Calls from insurance companies will likely start coming in soon after the accident. So, it’s a good idea to consult a car accident lawyer as quickly as possible. Although most car accident cases resolve with an out-of-court settlement, sometimes settlement negotiations break down. So, your lawyer should be ready to take your case to court if you cannot secure reasonable compensation through a settlement.
Why Contact an Attorney?
After experiencing a car accident, you may be busy caring for injured loved ones or undergoing medical treatment. While you tend to these important matters, an experienced car accident attorney can gather evidence that illustrates the cause of your crash and the extent of your injuries. It’s essential to collect this information promptly because physical evidence disappears and eyewitness memories fade.
Further, there may be a time limit (a statute of limitation) on your ability to file a personal injury claim in your state. Car insurance policies may require prompt notification of a claim too. So, it’s essential to contact an attorney as soon as possible to preserve your legal options. Your attorney and law firm staff can track important deadlines and file paperwork for you while you recover.
Most personal injury attorneys offer a free case evaluation. At this first meeting, you can ask the attorney to estimate the value of your case. Although the attorney cannot give you an exact dollar amount, they can draw on their experience to provide you with an estimate of your claim’s value. You can also use this meeting to inquire about the attorney’s fee structure.

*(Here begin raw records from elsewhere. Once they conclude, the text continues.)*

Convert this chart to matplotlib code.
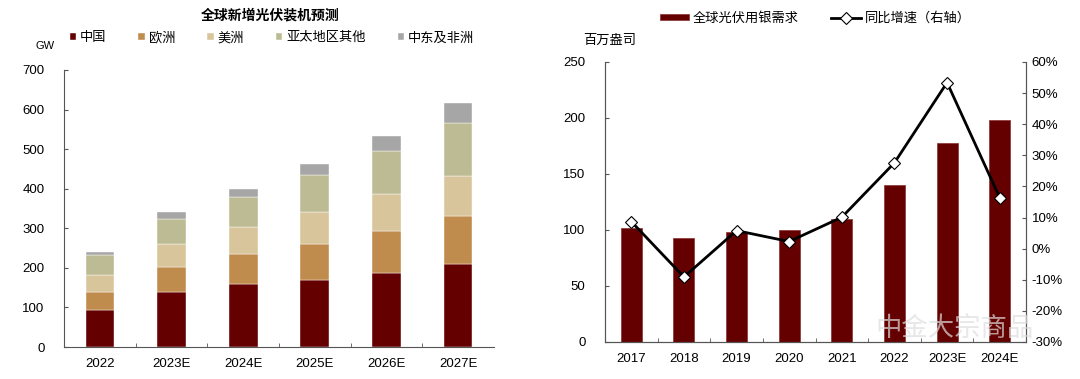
import matplotlib.pyplot as plt
import numpy as np

plt.rcParams['font.family'] = ['Liberation Sans', 'Noto Sans CJK SC']

# 左図：全球新增光伏装机预测 (GW)
years_l = ['2022', '2023E', '2024E', '2025E', '2026E', '2027E']
regions = ['中国', '欧洲', '美洲', '亚太地区其他', '中东及非洲']
china = [94, 140, 160, 170, 188, 210]
europe = [46, 62, 74, 91, 106, 121]
americas = [41, 58, 68, 81, 92, 101]
apac = [51, 63, 76, 92, 110, 135]
mea = [7, 17, 22, 28, 37, 49]
colors_l = ['#640000', '#C08C4E', '#D9C59C', '#BDBB94', '#A6A6A6']

# 右図：全球光伏用银需求 (百万盎司) と同比增速
years_r = ['2017', '2018', '2019', '2020', '2021', '2022', '2023E', '2024E']
silver = [102, 93, 98, 100, 110, 140, 178, 198]
yoy = [8.7, -9.1, 5.8, 2.3, 10.1, 27.6, 53.4, 16.4]

fig = plt.figure(figsize=(10.8, 3.79), dpi=100)
W, H = 1080, 379

# ---- 左のグラフ ----
ax1 = fig.add_axes([64 / W, 1 - 347 / H, 430 / W, 277 / H])
x = np.arange(len(years_l))
bottom = np.zeros(len(years_l))
for name, vals, c in zip(regions, [china, europe, americas, apac, mea], colors_l):
    ax1.bar(x, vals, 0.4, bottom=bottom, color=c, label=name, edgecolor='white', linewidth=0.3)
    bottom += np.array(vals)
ax1.set_xlim(-0.5, len(years_l) - 0.5)
ax1.set_ylim(0, 700)
ax1.set_yticks(range(0, 701, 100))
ax1.set_xticks(x)
ax1.set_xticklabels(years_l)
ax1.set_xticks(np.arange(0.5, len(years_l) - 0.5, 1), minor=True)
ax1.tick_params(axis='x', which='major', length=0, labelsize=9.5, pad=8)
ax1.tick_params(axis='x', which='minor', direction='in', length=3, color='#555555')
ax1.tick_params(axis='y', direction='in', length=3, labelsize=9.5, color='#555555', pad=14)
for s in ['top', 'right']:
    ax1.spines[s].set_visible(False)
for s in ['left', 'bottom']:
    ax1.spines[s].set_color('#555555')
    ax1.spines[s].set_linewidth(0.8)

fig.text(270 / W, 1 - 15 / H, '全球新增光伏装机预测', ha='center', va='center', fontsize=10, fontweight='bold')
fig.text(45 / W, 1 - 46 / H, 'GW', ha='center', va='center', fontsize=8)
ax1.legend(loc='center', bbox_to_anchor=(272 / W, 1 - 38 / H), bbox_transform=fig.transFigure,
           ncol=5, frameon=False, fontsize=9.5, handlelength=0.5, handleheight=0.5,
           handletextpad=0.3, columnspacing=2.4)

# ---- 右のグラフ ----
ax2 = fig.add_axes([605 / W, 1 - 342 / H, 421 / W, 280 / H])
xr = np.arange(len(years_r))
ax2.bar(xr, silver, 0.4, color='#640000', edgecolor='#8A3030', linewidth=0.5, label='全球光伏用银需求')
ax2.set_xlim(-0.5, len(years_r) - 0.5)
ax2.set_ylim(0, 250)
ax2.set_yticks(range(0, 251, 50))
ax2.set_xticks(xr)
ax2.set_xticklabels(years_r)
ax2.set_xticks(np.arange(0.5, len(years_r) - 0.5, 1), minor=True)
ax2.tick_params(axis='x', which='major', length=0, labelsize=9.5, pad=8)
ax2.tick_params(axis='x', which='minor', direction='in', length=3, color='#555555')
ax2.tick_params(axis='y', direction='in', length=3, labelsize=9.5, color='#555555', pad=14)
ax2.spines['top'].set_visible(False)

ax3 = ax2.twinx()
ax3.plot(xr, yoy, color='black', lw=2, marker='D', ms=6, mfc='white', mec='black', mew=0.8,
         label='同比增速（右轴）')
ax3.set_ylim(-30, 60)
ax3.set_yticks(range(-30, 61, 10))
ax3.set_yticklabels([f'{v}%' for v in range(-30, 61, 10)])
ax3.tick_params(axis='y', direction='in', length=3, labelsize=9.5, color='#555555', pad=4)
ax3.spines['top'].set_visible(False)
for a in [ax2, ax3]:
    for s in ['left', 'bottom', 'right']:
        a.spines[s].set_color('#555555')
        a.spines[s].set_linewidth(0.8)

fig.text(610 / W, 1 - 41 / H, '百万盎司', ha='center', va='center', fontsize=9.5)
h1, l1 = ax2.get_legend_handles_labels()
h2, l2 = ax3.get_legend_handles_labels()
fig.legend(h1 + h2, l1 + l2, loc='center', bbox_to_anchor=(815 / W, 1 - 18 / H),
           ncol=2, frameon=False, fontsize=9.5, handlelength=2.2, handleheight=0.3,
           handletextpad=0.3, columnspacing=2.5)

fig.text(955 / W, 1 - 328 / H, '中金大宗商品', ha='center', va='center', fontsize=19,
         color='#dddddd', alpha=0.7)

plt.savefig('out.png', dpi=100)
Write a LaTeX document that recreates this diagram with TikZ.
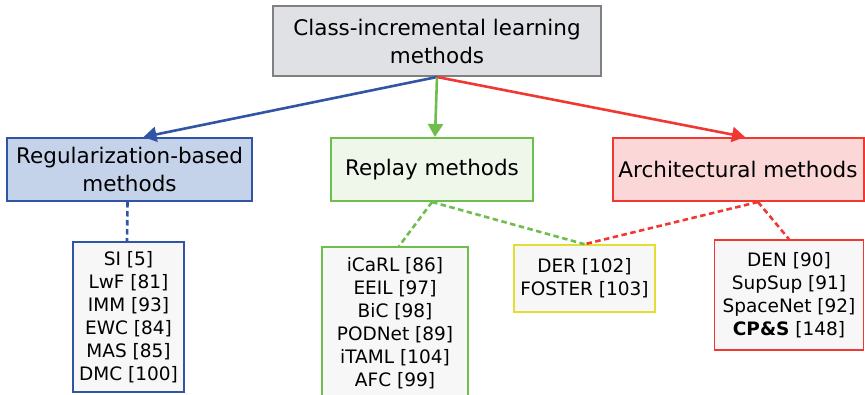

In most cases, personal injury lawyers operate on a contingency fee basis. With a contingency fee structure, your attorney takes a percentage of any verdict or insurance claim settlement you receive instead of charging an hourly rate. Another important consideration during your free consultation is whether you have a good rapport with your potential attorney. It would be best to select someone you like and trust to guide you through the entire claims process.